The Dame Malvina Major Foundation Fellow talks Carmen, family and music education
Baritone James Harrison is this year’s New Zealand Opera Dame Malvina Major Foundation Fellow. He’s also one of our principals in Carmen, playing the role of Moralès/Le Dancaïre. Here, he talks to us about life in London, Carmen and the little things he misses when he’s away from New Zealand.
How did you get into singing?
I've always been a singer of sorts and a performer by nature. I went missing from the supermarket at age 3 and when my Mum finally found me I was singing along with a busker who asked if I could stay for a bit longer as he was making a lot more money with me there! I sang in school choirs and eventually national choirs. My first real operatic experience was in the chorus of Turandot with what was then Opera New Zealand and I haven't looked back since.
Your wife’s also a singer; how and when did you meet?
Bronwyn and I met singing in the New Zealand Youth Choir, like a number of couples! She's an Aucklander and I'm a Christchurch boy but we ended up at Auckland University together a few years after meeting in the choir and one thing led to another. She's now a music teacher and head of a big performing arts department, speaking at conferences around Europe. Less singing, but still very much a musician.
How do you combine family life with an international career?
Every artist has to make the right decision for them and their loved ones, for me it was an easy choice. When my family came along I slowed my career down, or at least made different choices about which projects I took on so that I could be very present at home. I've done a few more "boutique" performances in some smaller and less typical venues, in an effort to be able to come home most nights. Now that the kids are a little bigger I'm spending a little more time working away from London, such as a very rewarding season in Norway recently and now a very happy return to New Zealand Opera.

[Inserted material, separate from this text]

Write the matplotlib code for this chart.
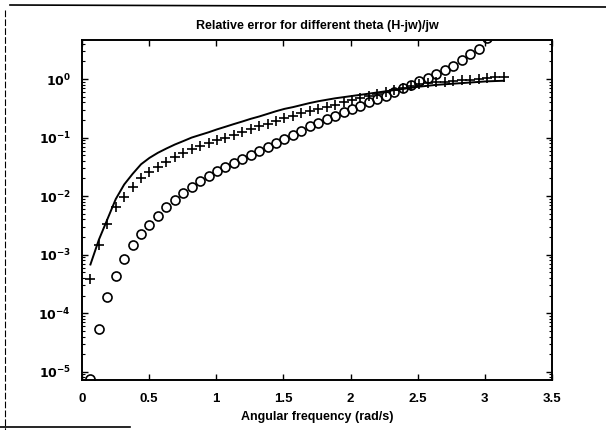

Away from the stage, what keeps you busy?
My kids keep me busy! But alongside that I really enjoy teaching and doing education work. I have private singing students, a lot of younger people exploring lots of different genres, and some fellow opera singers in the early stages of their careers. I really love the process of helping singers discover their own voices, finding what makes them unique and special. I also do quite a lot of education outreach work, going into school and hospitals and other institutions and using music as a way of facilitating conversations about all sorts of life issues. I've just done an amazing project with the Alzheimer's Society in London looking at how childhood songs stay very fresh in people's memories and can bring real comfort for those recently diagnosed with memory issues.
What and when was your last role for New Zealand Opera?
I think my last role was Valentin in a very moving production of Faust. The wonderful Jared Holt sang the role in Wellington and I took over in Auckland. It was a lot of fun to share the role with an old school friend.
Rehearsals for Carmen started last week – how are they going?
This is going to be a very exciting season! Lots of people may come to the show knowing lots of the tunes, but this score is full of hidden treasures and Maestro Pasqualetti is cleaning away some of the clichés to bring them back into focus. Our director, Lindy Hume, is doing the same; this will be a story about very real people living through a very real tragedy.
You’re based in London; what do you miss about New Zealand while you’re away?
How tasty the food is! And how amazing the coffee is! I'm very fortunate to get back reasonably regularly to see my family who are still here and it will be great to sing for all of them, but I'm also really enjoying the flavours. There's also a way of being that I think comes from being a Pacific Island, a sense of community and family that I think comes from the tangata whenua and our Island neighbours which I never realise I miss as much as I do until I come home.
What influence has Dame Malvina had on your career?
Like so many singers I owe Dame Malvina a huge debt. She was very present at the point where I really decided that this was my vocation; guiding me as a singer and as a person, helping my financially through her foundation, and believing in me. She came to London while I was at the Royal College of Music and that was a real shot in the arm as well, to have someone advocate for you and encourage you so warmly and with real expertise was very important.
How will the Fellowship help your career?
This fellowship will allow me to explore some new repertoire and look at the right next steps for me. It's a very timely investment in working out what's right now and also what's next as I grow and develop, something singers continue to do through their whole careers. I'm very grateful to have the chance to take some time and some great advice.